The system has worked great in the 2 years since I've installed it. However since the cold snap the Renogy App states that my battery is only charged to 67%.
Is this due to the cold? What would be the best protocol... disconnect the solar panel.... I have a circuit breaker on the battery should I trip the switch...
put a light bulb in the battery compartment to heat up the area? Assume that when the weather heats back up all will be back to normal.
The system is charging properly when I use AC or solar but drops back down to 67% when disconnected.
Thank you for your great videos. I follow your suggestions religiously in building my systems.
 
LiFePO4 battery? Cold soaking at 20F overnight almost guarantees the battery will be well under 32F when your panel and controller start charging it in the morning. Charging LiFePO4 below 32F is a no-no and can damage it.

Was the trailer heated overnight? If so the Casita battery compartment, even though vented, should stay warmer than the outside air. So your battery may have stayed above freezing, or at least not dropped all the way down to 20F.

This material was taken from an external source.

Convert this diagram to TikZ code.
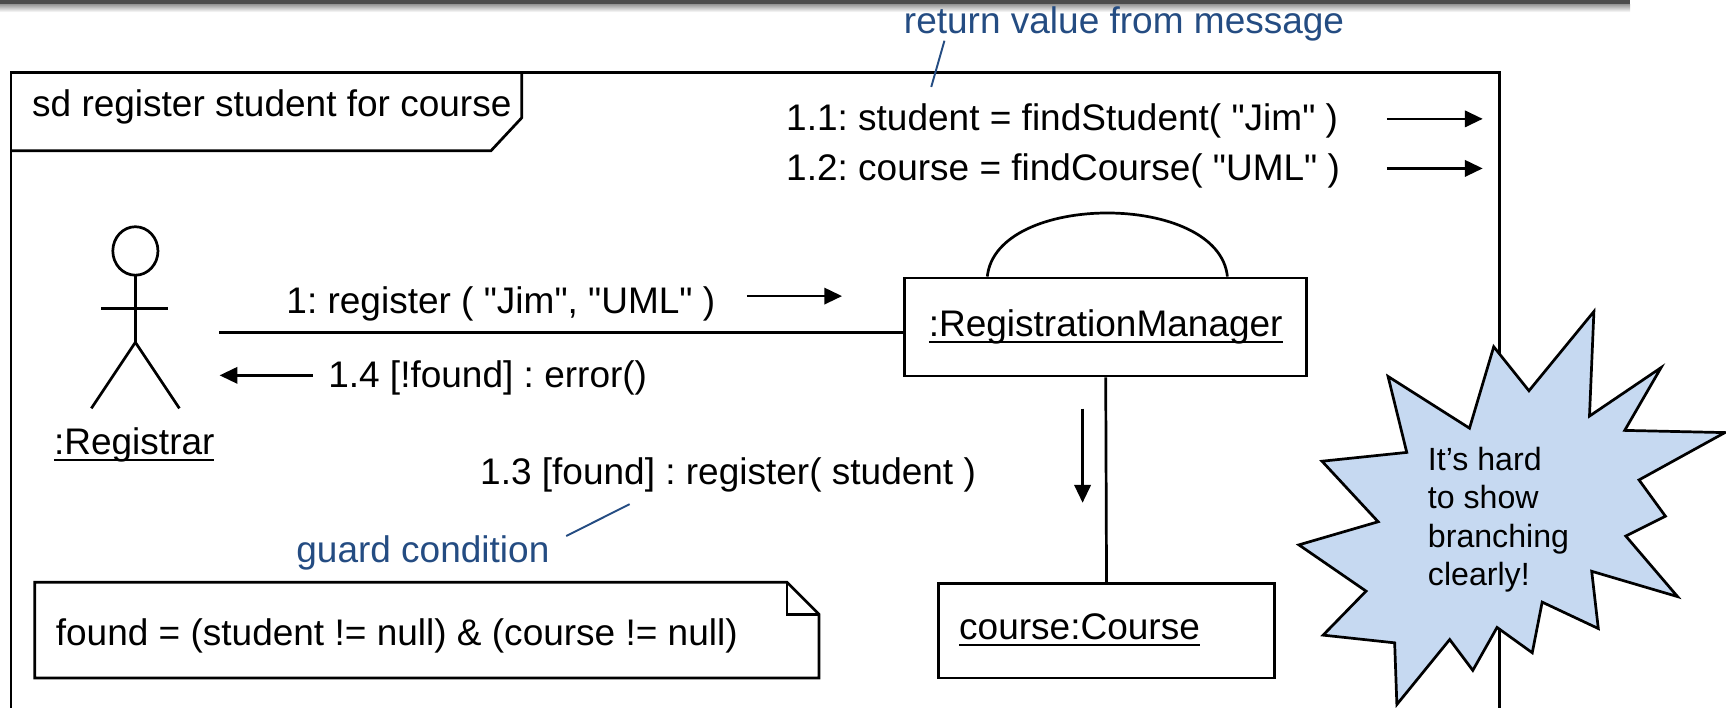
\documentclass[tikz,border=0pt]{standalone}
\usepackage{fontspec}
\setmainfont{Liberation Sans}[Ligatures=TeXOff]
\usetikzlibrary{arrows.meta}
\definecolor{annot}{RGB}{36,76,130}
\definecolor{burst}{RGB}{198,217,241}
\newcommand{\uname}[1]{\underline{\raisebox{0pt}[\height][0pt]{#1}}}
\frenchspacing
\begin{document}
\begin{tikzpicture}[x=0.01cm,y=-0.01cm,line width=0.7pt,
  lbl/.style={inner sep=0pt,font=\fontsize{9.56}{11.5}\selectfont},
  obj/.style={draw,lbl},
  msg/.style={-{Triangle[length=4.6pt,width=4.2pt]}},
  pointer/.style={draw=annot,line width=0.5pt}]
\useasboundingbox (0,0) rectangle (1568,643);
% slide bar
\fill[black!70] (0,0) rectangle (1481,4);
\shade[top color=black!40,bottom color=white] (0,4) rectangle (1481,11);
% frame and tab
\draw (10,643) -- (10,66) -- (1362,66) -- (1362,643);
\draw (10,137) -- (446,137) -- (474,107) -- (474,66);
\node[lbl,anchor=base west] (sd) at (28,106) {sd register student for course};
% actor
\draw (123,228) ellipse [x radius=0.205cm, y radius=0.22cm];
\draw (123,250) -- (123,311);
\draw (92,280) -- (153,280);
\draw (83,371) -- (123,311) -- (163,371);
\node[lbl,anchor=base] (reg) at (122,413) {\uname{:Registrar}};
\coordinate (regR) at (199,302);
% objects
\node[obj,minimum width=3.65cm,minimum height=0.89cm] (mgr) at (1004.5,297) {\uname{:RegistrationManager}};
\node[obj,minimum width=3.055cm,minimum height=0.86cm,text width=2.675cm,inner xsep=0.19cm,align=left] (course) at (1005.25,573) {\uname{course:Course}};
% links
\draw (regR) -- (regR -| mgr.west);
\draw (mgr.south) -- (course.north);
\draw ([xshift=-1.075cm]mgr.north) .. controls +(8,-77) and +(-8,-77) .. ([xshift=1.105cm]mgr.north);
% messages
\node[lbl,anchor=base west] (m1) at (259,285) {1: register ( "Jim", "UML" )};
\draw[msg] ([shift={(419.5,-16)}]m1.base west) -- +(86.5,0);
\node[lbl,anchor=base west] (m11) at (713,119) {1.1: student = findStudent( "Jim" )};
\draw[msg] ([shift={(547,-11)}]m11.base west) -- +(87,0);
\node[lbl,anchor=base west] (m12) at (713,164) {1.2: course = findCourse( "UML" )};
\draw[msg] ([shift={(547,-11)}]m12.base west) -- +(87,0);
\node[lbl,anchor=base west] (m13) at (435,440.5) {1.3 [found] : register( student )};
\draw[msg] ([shift={(-21,28.5)}]mgr.south) -- +(0,85.5);
\node[lbl,anchor=base west] (m14) at (297,352) {1.4 [!found] : error()};
\draw[msg] ([shift={(-13,-11)}]m14.base west) -- +(-84.5,0);
% annotations
\node[lbl,anchor=base west,text=annot] (rv) at (820,30) {return value from message};
\draw[pointer] ([shift={(38,7)}]rv.base west) -- ([shift={(133,-40)}]m11.base west);
\node[lbl,anchor=base west,text=annot] (gc) at (268,511) {guard condition};
\draw[pointer] ([shift={(14,-24)}]gc.base east) -- ([shift={(137,17.5)}]m13.base west);
% note
\draw (31.5,529) -- (715,529) -- (744,558) -- (744,616) -- (31.5,616) -- cycle;
\draw (715,529) -- (715,558) -- (744,558);
\node[lbl,anchor=base west] (cond) at (49.5,586) {found = (student != null) \& (course != null)};
% burst
\filldraw[fill=burst] (1448,283) -- (1444,378) -- (1509,334) -- (1476,391) -- (1567,393)
  -- (1489,436) -- (1513,469) -- (1477,487) -- (1524,542) -- (1446,519) -- (1452,571)
  -- (1401,547) -- (1392,593) -- (1360,570) -- (1338,609) -- (1317,581) -- (1269,640)
  -- (1267,584) -- (1202,577) -- (1241,537) -- (1180,495) -- (1252,474) -- (1201,419)
  -- (1278,411) -- (1261,342) -- (1335,389) -- (1357,315) -- (1389,355) -- cycle;
\node[inner sep=0pt,anchor=north west,align=left,font=\fontsize{8.3}{9.9}\selectfont] (hard) at (1296,405) {It’s hard\\to show\\branching\\clearly!};
\end{tikzpicture}
\end{document}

Your battery BMS may have a low temperature cutoff to prevent damage (check specs). Maybe yours prevented charging most of the day and by the time the battery warmed up there was only a couple hours of sunlight left. Low temp cutoff is a last-ditch emergency feature, you don't want to use it in normal operation. Among other things, they tend to measure battery skin temperature. The skin can heat up much faster than the core on a sunny day.

First I'd make sure the battery core is above freezing. If you can't measure core temp directly, my best suggestion is to sit it in a warm room for 12-24 hours.

Once you know the battery is warm enough you want to make sure it stays above freezing. That's not hard in your conditions. Insulating the compartment's outside walls and floor should do the trick on 20F nights, assuming the trailer itself is heated. Use a thermometer to be sure. If the trailer is not heated, insulating the compartment on all sides plus a heating pad or maybe light bulb should work.